Но это было уже из области политики, и вообще настала пора кончать затянувшийся разговор. Нас ждали внизу. Поднявшись и взяв свой альбом со стола, старик просительно проговорил:
— Дайте на память что-нибудь русское.
У меня был юбилейный рубль, отчеканенный в память победы над гитлеровцами. Я протянул его Гаджиеву, пояснив, что в образе солдата с ребенком на руках изображен берлинский монумент. Глаза старика заблестели. Он ловко вертел монету, рассматривая ее с обеих сторон и с ребра, потом сдавленно, кажется, и в самом деле растроганно, выговорил:
— Русский рубль… Серебряный. Ой, спасибо!.. Такой подарок!.. Ой, моя голова! Спасибо, люди!.. Никому не отдам. В гроб велю с собой положить.
Глаза его сделались влажными. Старый бесстрашный черкес, зажившийся на чужбине осколок далекого прошлого, лил слезу, радуясь монете с навсегда потерянной для него русской земли. Вряд ли это были слезы раскаяния, скорее слезы ничем не восполнимой утраты.
Сжимая юбилейный рубль в кулаке, держа под мышкой тяжелый альбом, он спустился впереди нас по лестнице и, не задерживаясь, вышел на улицу.
Больше мы Гаджиева не видели.
Вот и весь невыдуманный рассказ. Мыслимая ли встреча? Посудите сами, разве не фантастика?
ВЕНГРИЯ ДВАЖДЫ В ЖИЗНИ
Поезд «Москва — Будапешт», изрядно поюлив в ущельях кудрявых гор Закарпатья, миновав Ужгород и пограничную станцию Чоп, к вечеру вторых суток добрался до Дебрецена.
Сегодняшний Дебрецен чист, уютен, в двух шагах от центра чуть сонливо зелен.

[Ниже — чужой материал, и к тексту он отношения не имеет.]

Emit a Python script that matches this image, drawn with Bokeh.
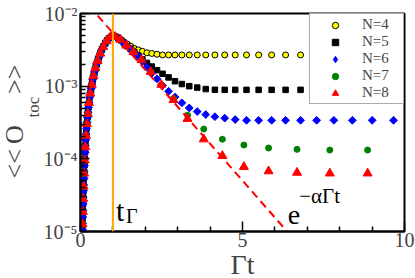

Стоял август — пора некоторого затишья после вступительных экзаменов и начала занятий. И все же цветочно-линейный партер перед университетом кишел молодежью.
Эти шумные, уверенные в себе ребята — еще бы, ведь они уже зачислены в студенты! — родились лет через десять после того, как на венгерской земле смолкли пушечные залпы. Да, ничто здесь, в Дебрецене, не напоминало а войне. Ни ярко одетые девушки, ни раскрашенные скамейки меж усаженных розами газонов, ни накрахмаленные цветные скатерти на столиках под бордовыми тентами кафе.
Да была ли уж здесь война? Горели ли пакгаузы и взлетали в воздух скрюченные рельсы? Прятались ли по подвалам и бункерам насмерть перепуганные женщины? Шло ли здесь одно из самых последних и жестоких сопротивлений силе, которой уже ничто не могло противостоять?
Трудным было начало той военной зимы. Трагическим для гражданского населения втянутой в фашистский омут маленькой страны, на редкость тяжелым для бойцов, пришедших сюда от стен Курска и Сталинграда, тех бывалых, обстрелянных солдат, которым уже виделось победное утро. Горечь утраты товарища была еще печальнее, чем в то время, когда решался вопрос, быть или не быть Советской родине.
Сражение за освобождение Венгрии стало затяжным. Тот, кому пришлось воевать здесь на рубеже последних двух военных лет, никогда не забудет сырых и холодных месяцев долгого топтания у стен упрямо оборонявшегося Будапешта, в подвалах которого страдали сотни тысяч несчастных горожан, самым бесчеловечным образом обреченных немецким командованием на голодную гибель.